En 1912, il avait des affaires à Vichy (transport, garage ?) et il est fort possible qu'il ait véhiculé le Sultan. L'article de Maurice Sarazin confirme qu'Epinat ne pouvait pas avoir rencontré Lyautey à Vichy mais par contre peut-être Mme Lyautey qui y était en séjour et qui a participé à quelques réceptions ou repas en l'honneur du Sultan qui lui a rendu une visite privée. Le Sultan aurait logé à la villa Majestic mise à disposition par Joseph Aletti, directeur général de l'hôtel (un des futurs adminisrateur de la CTM ), ou il aurait rencontré le ministre Regnault et le Général Brulard. En France, Jean Epinat et Jean Hennocque se sont ensuite partagés la concession, chacun ayant compétence dans des villes différentes. Jean Epinat couvrait les zones de Vichy et d'Aix les Bains en tant que représentant de la marque Delaunay-Belleville; il avait trois garages à Vichy : le Garage Palace, rue de Ballore, le Sporting Garage, rue d'Italie et le Garage du Catalpa, place du Catalpa.Débordes, dans son livre sur les places et rues de Vichy, donne quelques éléments sur la jeunesse d'Epinat, peu vérifiable; il y a peut-être aussi des erreurs mais c'est intéressant.
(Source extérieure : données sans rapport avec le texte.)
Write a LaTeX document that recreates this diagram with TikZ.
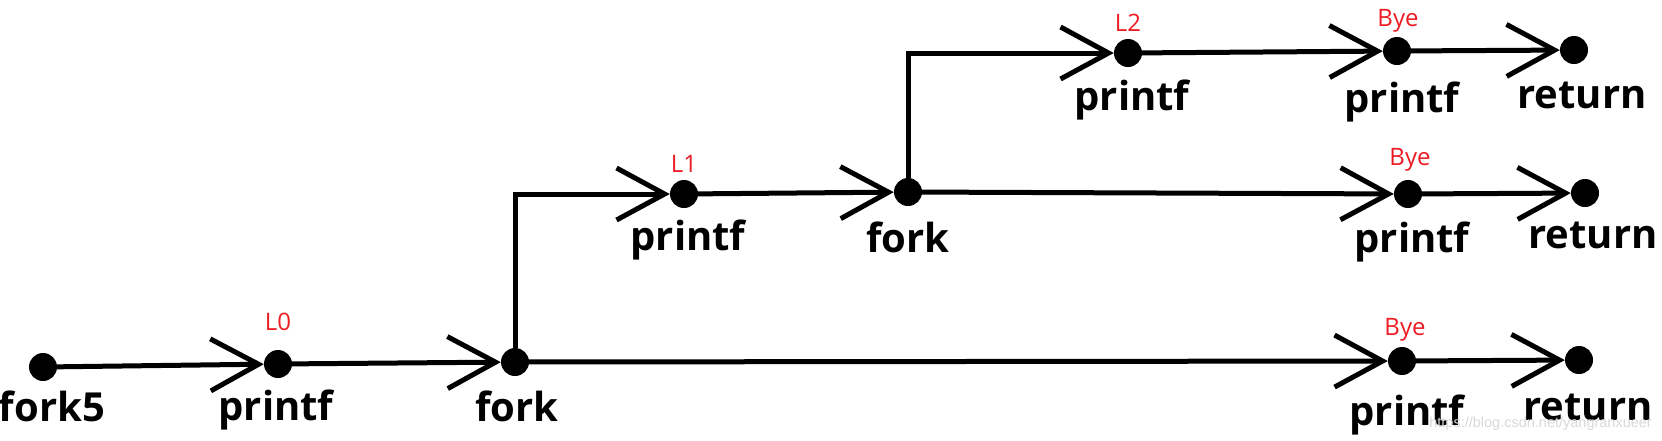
\documentclass[tikz,border=0pt]{standalone}
\usepackage{fontspec}
\setmainfont{Open Sans}
\newfontfamily\wmfont{Liberation Sans}
\usetikzlibrary{arrows.meta}
\definecolor{lblred}{RGB}{237,28,36}
\begin{document}
\begin{tikzpicture}[x=1pt,y=-1pt,
  dot/.style={circle,fill=black,inner sep=0pt,minimum size=28pt},
  flow/.style={line width=5pt,-{Straight Barb[length=48pt,width=52pt]}},
  lbl/.style={anchor=base,font=\fontsize{40}{40}\selectfont\bfseries,inner sep=0pt},
  tag/.style={anchor=base,font=\fontsize{24}{24}\selectfont,text=lblred,inner sep=0pt}]
\useasboundingbox[fill=white] (0,0) rectangle (1662,440);
% dots
\node[dot] (f5) at (43,367) {};
\node[dot] (p0) at (278,364) {};
\node[dot] (k1) at (515,362) {};
\node[dot] (b3) at (1402,361) {};
\node[dot] (r3) at (1579,360) {};
\node[dot] (p1) at (684,194) {};
\node[dot] (k2) at (908,192) {};
\node[dot] (b2) at (1408,194) {};
\node[dot] (r2) at (1585,193) {};
\node[dot] (p2) at (1128,53) {};
\node[dot] (b1) at (1397,51) {};
\node[dot] (r1) at (1574,50) {};
% connectors
\draw[flow] (f5) -- (p0);
\draw[flow] (p0) -- (k1);
\draw[flow] (k1) -- (b3);
\draw[flow] (b3) -- (r3);
\draw[flow] (k1) |- (p1);
\draw[flow] (p1) -- (k2);
\draw[flow] (k2) -- (b2);
\draw[flow] (b2) -- (r2);
\draw[flow] (k2) |- (p2);
\draw[flow] (p2) -- (b1);
\draw[flow] (b1) -- (r1);
% labels
\node[lbl] (tf5) at (52,421) {fork5};
\node[lbl] (tp0) at (276,420) {printf};
\node[lbl] (tk1) at (517,421) {fork};
\node[lbl] (tb3) at (1407,425) {printf};
\node[lbl] (tr3) at (1588,420) {return};
\node[lbl] (tp1) at (688,250) {printf};
\node[lbl] (tk2) at (908,252) {fork};
\node[lbl] (tb2) at (1412,252) {printf};
\node[lbl] (tr2) at (1593,248) {return};
\node[lbl] (tp2) at (1132,110) {printf};
\node[lbl] (tb1) at (1402,112) {printf};
\node[lbl] (tr1) at (1582,108) {return};
\node[tag] (l0) at (278,330) {L0};
\node[tag] (l1) at (684,172) {L1};
\node[tag] (l2) at (1128,31) {L2};
\node[tag] (y1) at (1398,26) {Bye};
\node[tag] (y2) at (1410,165) {Bye};
\node[tag] (y3) at (1405,335) {Bye};
\node[anchor=base east,inner sep=0pt,text=black!15,font=\wmfont\fontsize{14.5}{14.5}\selectfont] (wm) at (1652,427) {https://blog.csdn.net/yangranxueer};
\end{tikzpicture}
\end{document}
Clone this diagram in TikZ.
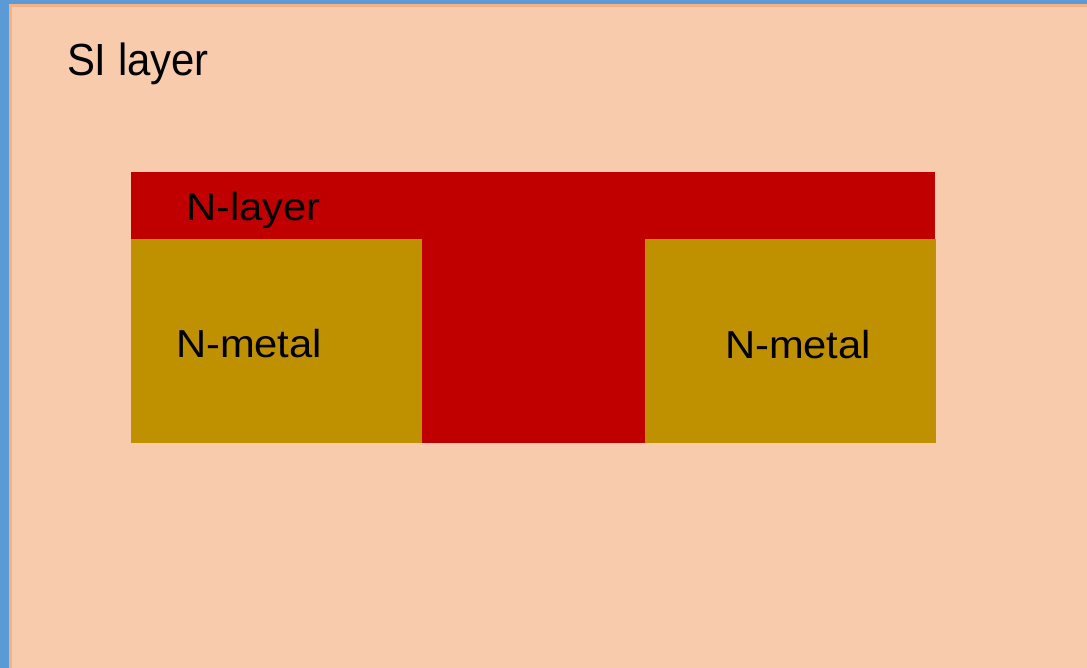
\documentclass[tikz,border=0pt]{standalone}
\usepackage{fontspec}
\setmainfont{Liberation Sans}
\definecolor{frameblue}{RGB}{91,155,213}
\definecolor{peachedge}{RGB}{244,177,131}
\definecolor{peach}{RGB}{248,203,173}
\definecolor{nred}{RGB}{192,0,0}
\definecolor{ngold}{RGB}{191,144,0}
\tikzset{
  lbl/.style={anchor=base west, inner sep=0pt, outer sep=0pt, text=black},
  small/.style={lbl, font=\fontsize{39}{44}\selectfont, xscale=1.07},
  big/.style={lbl, font=\fontsize{45}{50}\selectfont, xscale=0.93},
}
\begin{document}
\begin{tikzpicture}[x=1pt,y=-1pt]
\useasboundingbox (0,0) rectangle (1087,668);
\fill[frameblue] (0,0) rectangle (1087,668);
\fill[peachedge] (9,4) rectangle (1087,668);
\fill[peach] (12,7) rectangle (1087,668);
% layers
\fill[nred] (131,172) rectangle (935,239);
\fill[nred] (422,239) rectangle (645,443);
\fill[ngold] (131,239) rectangle (422,443);
\fill[ngold] (645,239) rectangle (936,443);
% labels
\node[big] (si) at (67,76) {SI layer};
\node[small] (nlayer) at (186,221) {N-layer};
\node[small] (nmetalL) at (176,357) {N-metal};
\node[small] (nmetalR) at (725,359) {N-metal};
\end{tikzpicture}
\end{document}
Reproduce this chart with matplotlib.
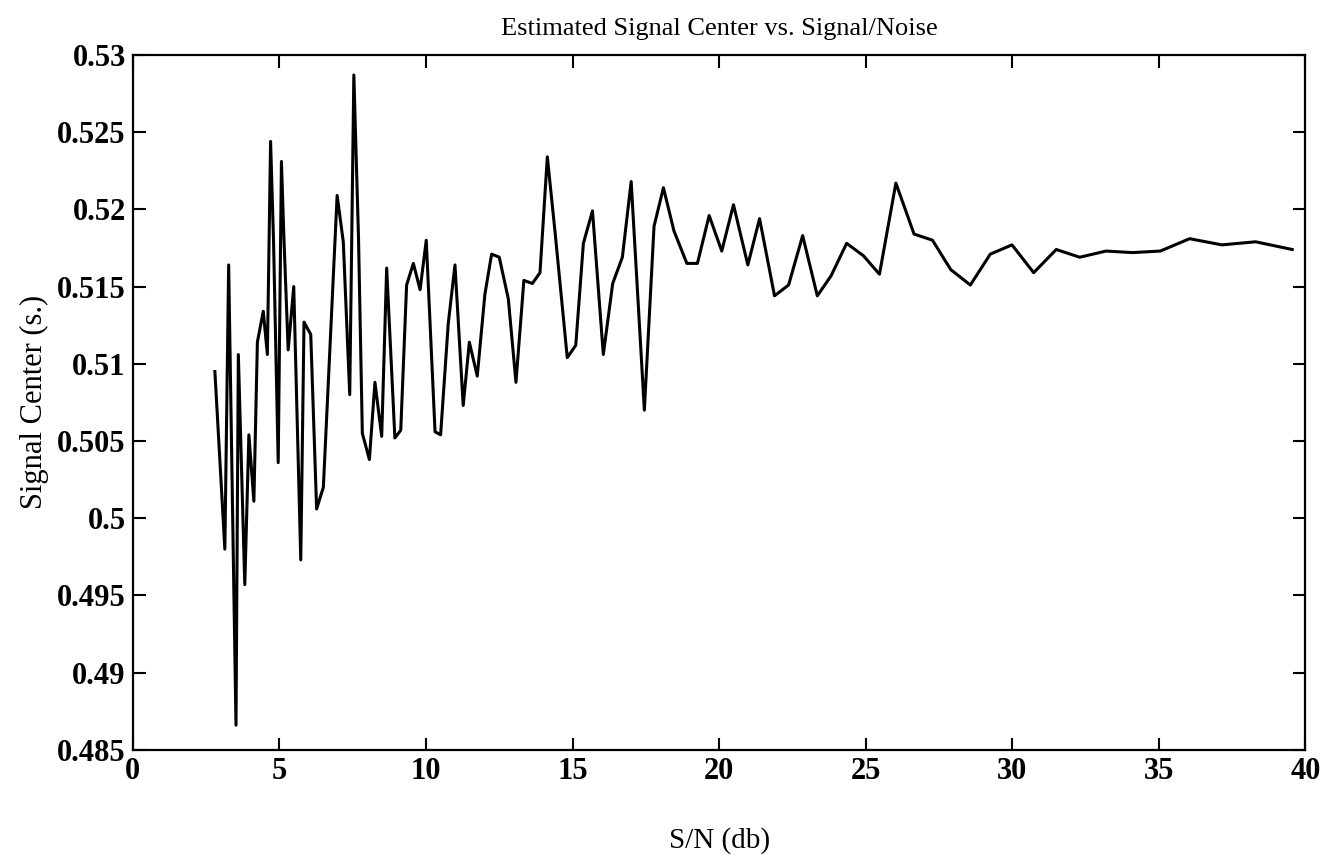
import numpy as np
import matplotlib
matplotlib.use('Agg')
import matplotlib.pyplot as plt
from matplotlib.ticker import FormatStrFormatter

# S/N (db) vs estimated signal center (s.)
snr_db = [2.80, 3.14, 3.27, 3.52, 3.60, 3.82, 3.96, 4.13, 4.25, 4.45,
          4.59, 4.70, 4.80, 4.96, 5.07, 5.15, 5.30, 5.49, 5.73, 5.84,
          6.07, 6.27, 6.50, 6.97, 7.18, 7.40, 7.54, 7.70, 7.83, 8.07,
          8.26, 8.49, 8.66, 8.94, 9.14, 9.34, 9.57, 9.80, 10.01, 10.31,
          10.50, 10.76, 10.99, 11.27, 11.48, 11.75, 12.01, 12.24, 12.50, 12.81,
          13.07, 13.34, 13.63, 13.89, 14.14, 14.40, 14.82, 15.11, 15.37, 15.68,
          16.05, 16.37, 16.70, 17.00, 17.45, 17.78, 18.10, 18.46, 18.90, 19.26,
          19.66, 20.09, 20.49, 20.98, 21.38, 21.89, 22.37, 22.85, 23.35, 23.82,
          24.35, 24.92, 25.47, 26.03, 26.65, 27.28, 27.90, 28.57, 29.25, 29.99,
          30.73, 31.50, 32.30, 33.20, 34.10, 35.05, 36.05, 37.15, 38.30, 39.55]
center = [0.5095, 0.4980, 0.5164, 0.4866, 0.5106, 0.4957, 0.5054, 0.5011, 0.5114, 0.5134,
          0.5106, 0.5244, 0.5180, 0.5036, 0.5231, 0.5184, 0.5109, 0.5150, 0.4973, 0.5127,
          0.5119, 0.5006, 0.5020, 0.5209, 0.5179, 0.5080, 0.5287, 0.5181, 0.5055, 0.5038,
          0.5088, 0.5053, 0.5162, 0.5052, 0.5057, 0.5151, 0.5165, 0.5148, 0.5180, 0.5056,
          0.5054, 0.5126, 0.5164, 0.5073, 0.5114, 0.5092, 0.5145, 0.5171, 0.5169, 0.5142,
          0.5088, 0.5154, 0.5152, 0.5159, 0.5234, 0.5186, 0.5104, 0.5112, 0.5178, 0.5199,
          0.5106, 0.5152, 0.5169, 0.5218, 0.5070, 0.5189, 0.5214, 0.5186, 0.5165, 0.5165,
          0.5196, 0.5173, 0.5203, 0.5164, 0.5194, 0.5144, 0.5151, 0.5183, 0.5144, 0.5157,
          0.5178, 0.5170, 0.5158, 0.5217, 0.5184, 0.5180, 0.5161, 0.5151, 0.5171, 0.5177,
          0.5159, 0.5174, 0.5169, 0.5173, 0.5172, 0.5173, 0.5181, 0.5177, 0.5179, 0.5174]

xticks = [0, 5, 10, 15, 20, 25, 30, 35, 40]
yticks = [0.485, 0.49, 0.495, 0.5, 0.505, 0.51, 0.515, 0.52, 0.525, 0.53]

plt.rcParams['font.family'] = ['Liberation Serif', 'DejaVu Serif']

fig = plt.figure(figsize=(13.28, 8.58), dpi=100)
ax = fig.add_axes([0.100, 0.126, 0.883, 0.810])

ax.plot(snr_db, center, color='black', linewidth=2.2)

ax.set_xlim(0, 40)
ax.set_ylim(0.485, 0.53)
ax.set_xticks(xticks)
ax.set_yticks(yticks)
ax.yaxis.set_major_formatter(FormatStrFormatter('%g'))
ax.tick_params(direction='in', length=9, width=1.5, top=True, right=True,
               labelsize=22, pad=5)
for lab in ax.get_xticklabels() + ax.get_yticklabels():
    lab.set_fontweight('bold')
for s in ax.spines.values():
    s.set_linewidth(1.6)

ax.set_title('Estimated Signal Center vs. Signal/Noise', fontsize=19, pad=14)
ax.set_xlabel('S/N (db)', fontsize=21, labelpad=30)
ax.set_ylabel('Signal Center (s.)', fontsize=22, labelpad=6)

fig.savefig('out.png', dpi=100, facecolor='white')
Vers 1900, il aurait fait un grand périple en Amérique, Chili, Argentine, Brésil et Guyane à la recherche d'une « fortune » à faire ?? puis retour un peu précipité en 1903. Il s'installe modestement à Vichy l'été et à Nice l'hiver; on parle de réparateur de vélos ou de moniteur de vélo-école, il aurait ouvert peut-être son premier garage : le garage de l'Europe où il aurait été à la fois ouvrier, contremaître et patron; il est certain qu'il a prospéré. Il se lie avec Joseph Aletti qu'il aurait rencontré à Nice et qui deviendra plus tard son associé. Aletti montera entre autres un empire hôtelier en Europe et construira pour le Centenaire de la France en Algérie, le célèbre hôtel Aletti d'Alger. Epinat, propriétaire de nombreuses sociétés de transport, est alors mandaté par le pouvoir français pour assurer les déplacements du sultan dans l’Hexagone. Lyautey, qui a vent de la nouvelle, s’empresse de proposer à Epinat de s’installer au Maroc. L’offre est alléchante : dans ce pays, de nombreux chantiers sont prévus dans les années qui suivent l’établissement du Protectorat. Epinat prend donc la route, direction le Maroc, pour tâter le pouls du marché. Mais la Première guerre mondiale éclate, et refroidit l’entrepreneur, qui met son projet en veilleuse. Sept ans plus tard, le résident général lance un appel d’offres pour l’exploitation des lignes de transports en commun au Maroc. En 1914, Epinat aurait été mobilisé dans un service automobile de l'Armée puis malade il sera affecté à Vichy à la direction de ses établissements travaillant pour la Défense nationale. En 1915, Epinat installe deux ateliers à Montluçon pour l'usinage d'obus. C'est après la guerre qu'il porte ses intérêts sur le Maroc qui avait besoin de développer des réseaux de communication modernes, il est certain qu'il connaissait beaucoup de gens influents dans les milieux d'affaires, les milieux administratifs et politiques Aletti et plus tard au Maroc : le groupe Mas, le Glaoui et bien d'autres; il était aussi lié avec le Général Boichut.
Le cahier des charges est strict, et exige la mise en place d’une flotte d’un minimum de cinquante véhicules, en un temps record de quatre mois, un véritable exploit en ces temps d’après-guerre. A l’aube du jour de l’expiration de l’adjudication, Epinat remporte finalement le marché, avec son associé Eugène Paris, ex-président de la commission permanente de réquisition du matériel automobile du ministère de la Guerre en France. Le 30 novembre 1919, la Compagnie générale de transport et de tourisme au Maroc, qui enfantera l’actuelle CTM, voit le jour. Un cargo battant pavillon grec transporte alors la marchandise de France jusqu’à Casablanca, Mohammedia et El Jadida où des chaînes de montage travaillent jour et nuit pour assembler les premiers cars. « Ce jour-là, les véhicules remontés pouvaient défiler dans les rues de Casablanca, en empruntant le boulevard Poëmirau (actuel boulevard Hassan Seghir, ndlr) et la place de France (actuelle place Mohammed V, ndlr) », raconte Mohamed Sijilmassi dans L’Epopée des transports au Maroc.